Search from the right:
- does a_n == a_n-1
- does (a_n,a_n-1) == (a_n-2,a_n-3)
- ...
This is clearly O(m^2). The only available bound appears to be that m<n/2, so it's O(n^2)
Is this acceptable for your application? (Are we doing your homework for you, or is there an actual real-world problem here?)
This page lists several good cycle-detection algorithms and gives an implementation of an algorithm in C.
Consider the sequence once it has repeated a number of times. It will end e.g. ...12341234123412341234. If you take the repeating part of the string up to just before the last cycle of repeats, and then slide it along by the length of that cycle, you will find that you have a long match between a substring at the end of the sequence and the same substring slid to the left a distance which is small compared with its length.

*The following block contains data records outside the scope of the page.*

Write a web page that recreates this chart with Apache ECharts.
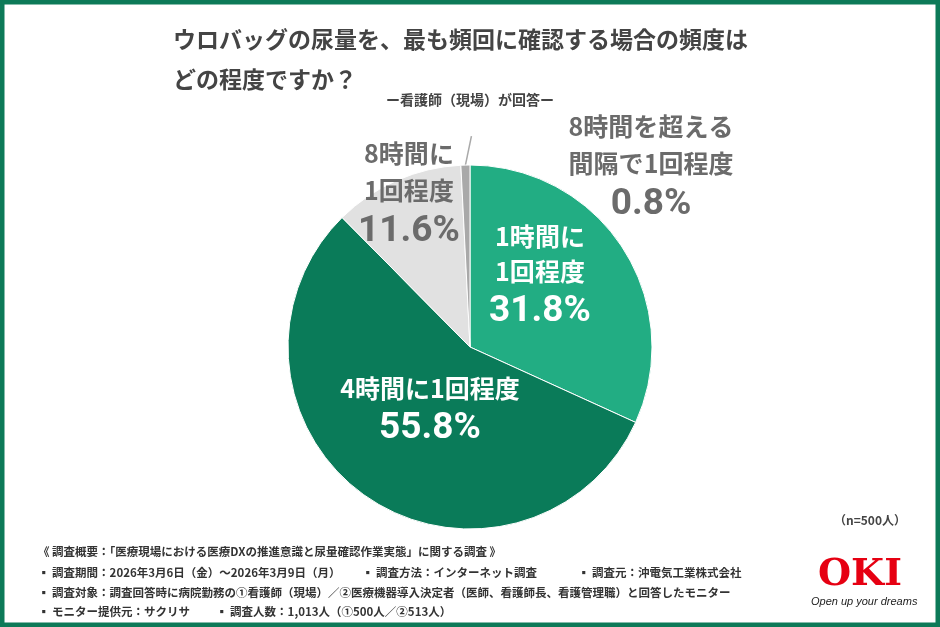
<!DOCTYPE html>
<html>
<head>
<meta charset="utf-8">
<script src="https://cdn.jsdelivr.net/npm/echarts@6/dist/echarts.min.js"></script>
<style>
  html, body { margin: 0; padding: 0; background: #fff; }
  #main { width: 940px; height: 627px; }
</style>
</head>
<body>
<div id="main"></div>
<script>
// 回答の選択肢と割合(%)
var categories = ['1時間に1回程度', '4時間に1回程度', '8時間に1回程度', '8時間を超える間隔で1回程度'];
var labelLines = [['1時間に', '1回程度'], ['4時間に1回程度'], ['8時間に', '1回程度'], ['8時間を超える', '間隔で1回程度']];
var values = [31.8, 55.8, 11.6, 0.8];
var colors = ['#22ad83', '#0a7b59', '#e1e1e1', '#a9a9a9'];

var footnotes = [
  '《 調査概要：「医療現場における医療DXの推進意識と尿量確認作業実態」に関する調査 》',
  '▪ 調査対象：調査回答時に病院勤務の①看護師（現場）／②医療機器導入決定者（医師、看護師長、看護管理職）と回答したモニター'
];

var FONT = '"Noto Sans CJK JP", "Noto Sans", sans-serif';
var NUMFONT = 'Roboto, "Noto Sans CJK JP", sans-serif';
var chart = echarts.init(document.getElementById('main'));

var inside = [true, true, false, false];
var data = values.map(function (v, i) {
  var c = inside[i] ? '#fff' : '#6b6b6b';
  return {
    name: categories[i],
    value: v,
    itemStyle: { color: colors[i] },
    label: {
      position: inside[i] ? 'inside' : 'outside',
      formatter: labelLines[i].map(function (t) { return '{t|' + t + '}'; }).join('\n') + '\n{p|' + v.toFixed(1) + '%}',
      rich: {
        t: { color: c, fontSize: 25, fontWeight: 'bold', fontFamily: FONT, lineHeight: inside[i] ? 35 : 37 },
        p: { color: c, fontSize: 37, fontWeight: 'bold', fontFamily: NUMFONT, lineHeight: 46 }
      }
    },
    labelLine: { show: false }
  };
});

// ラベル位置の微調整
var labelPos = [
  { x: 540, y: 277 },
  { x: 430, y: 411 },
  { x: 409, y: 195 },
  { x: 651, y: 168 }
];

var center = [470, 347], radius = 182;
// 0.8%スライスの引き出し線(スライス中央角から算出)
var sum = values.reduce(function (a, b) { return a + b; }, 0);
var before = values.slice(0, 3).reduce(function (a, b) { return a + b; }, 0);
var midAngle = (90 - (before + values[3] / 2) / sum * 360) * Math.PI / 180;
var lx = center[0] + radius * Math.cos(midAngle);
var ly = center[1] - radius * Math.sin(midAngle);

chart.setOption({
  backgroundColor: '#fff',
  animation: false,
  title: [
    {
      text: 'ウロバッグの尿量を、最も頻回に確認する場合の頻度は\nどの程度ですか？',
      left: 168, top: 14,
      textStyle: { fontSize: 23, fontWeight: 'bold', color: '#444', fontFamily: FONT, lineHeight: 40 }
    },
    {
      text: 'ー看護師（現場）が回答ー',
      left: 'center', top: 88,
      textStyle: { fontSize: 14, fontWeight: 'bold', color: '#444', fontFamily: FONT }
    }
  ],
  series: [{
    type: 'pie',
    center: center,
    radius: [0, radius],
    startAngle: 90,
    clockwise: true,
    avoidLabelOverlap: false,
    itemStyle: { borderColor: '#fff', borderWidth: 1 },
    emphasis: { disabled: true },
    data: data,
    labelLayout: function (p) {
      var pos = labelPos[p.dataIndex];
      return { x: pos.x, y: pos.y, align: 'center', verticalAlign: 'middle' };
    }
  }],
  graphic: [
    { type: 'rect', shape: { x: 2, y: 2, width: 936, height: 623 }, style: { fill: 'none', stroke: '#0d7a58', lineWidth: 5 } },
    { type: 'line', shape: { x1: lx, y1: ly, x2: lx + 6, y2: ly - 29 }, style: { stroke: '#a9a9a9', lineWidth: 1.5 } },
    { type: 'text', right: 34, top: 514, style: { text: '（n=500人）', font: 'bold 12px ' + FONT, fill: '#444' } },
    { type: 'text', left: 38, top: 546, style: { text: footnotes[0], font: 'bold 11.5px ' + FONT, fill: '#333' } },
    { type: 'text', left: 38, top: 567, style: { text: '▪ 調査期間：2026年3月6日（金）～2026年3月9日（月）', font: 'bold 11.5px ' + FONT, fill: '#333' } },
    { type: 'text', left: 362, top: 567, style: { text: '▪ 調査方法：インターネット調査', font: 'bold 11.5px ' + FONT, fill: '#333' } },
    { type: 'text', left: 578, top: 567, style: { text: '▪ 調査元：沖電気工業株式会社', font: 'bold 11.5px ' + FONT, fill: '#333' } },
    { type: 'text', left: 38, top: 587, style: { text: footnotes[1], font: 'bold 11.5px ' + FONT, fill: '#333' } },
    { type: 'text', left: 38, top: 606, style: { text: '▪ モニター提供元：サクリサ', font: 'bold 11.5px ' + FONT, fill: '#333' } },
    { type: 'text', left: 216, top: 606, style: { text: '▪ 調査人数：1,013人（①500人／②513人）', font: 'bold 11.5px ' + FONT, fill: '#333' } },
    { type: 'text', left: 818, top: 556, style: { text: 'OKI', font: 'bold 38px "DejaVu Serif", serif', fill: '#e60012' } },
    { type: 'text', left: 811, top: 596, style: { text: 'Open up your dreams', font: 'italic 11px "Liberation Sans", sans-serif', fill: '#222' } }
  ]
});
</script>
</body>
</html>
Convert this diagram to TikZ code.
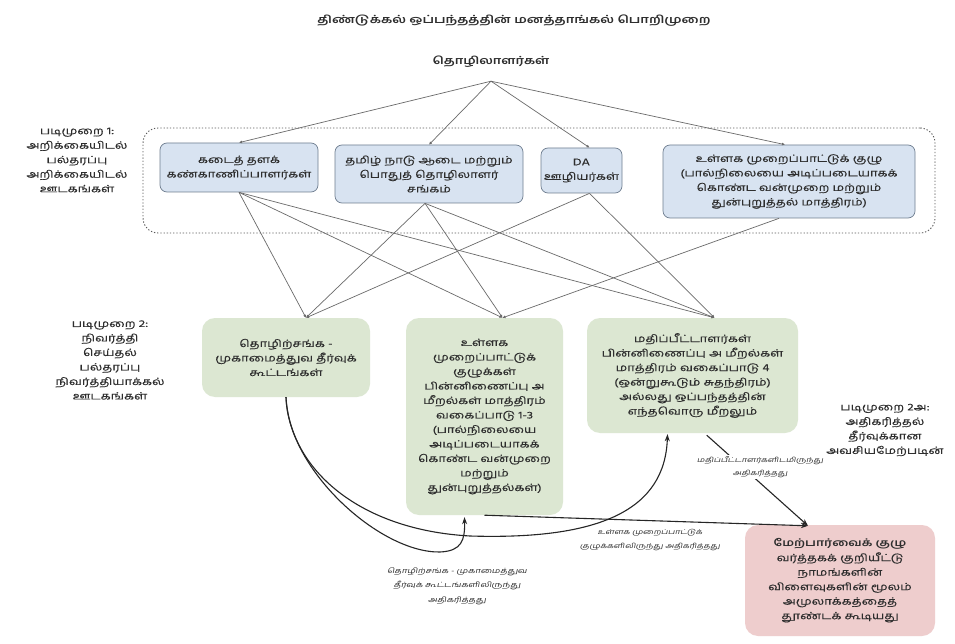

Conversely, if you have a string where a[x] = a[x + k] for a large number of x, then you also have a[x] = a[x + k] = a[x + 2k] = a[x + 3k]... so a string that matches itself when slid a short distance compared to its length must contain repeats.
If you look at http://en.wikipedia.org/wiki/Suffix_array, you will see that you can build the list of all suffixes of a string, in sorted order, in linear time, and also an array which tells you how many characters each suffix has in common with the previous suffix in sorted order. If you look for the entry with the largest value of this, this would be my candidate for a string going ..1234123412341234, and the distance between the starting points of the two suffixes would tell you the length at which the sequence repeats. (but in practice some sort of rolling hash search like http://en.wikipedia.org/wiki/Rabin-Karp might be quicker and easier, although there are quite codeable linear time Suffix Array algorithms, like "Simple Linear Work Suffix Array Construction" by Karkkainen and Sanders).
Suppose that you apply this algorithm when the number of characters available is 8, 16, 32, 64, .... 2^n, and you finally find a repeat at 2^p. How much time have you wasted in earlier stages? 2^(p-1) + 2^(p-2) + ..., which sums to about 2^p, so the repeated searches are only a constant overhead.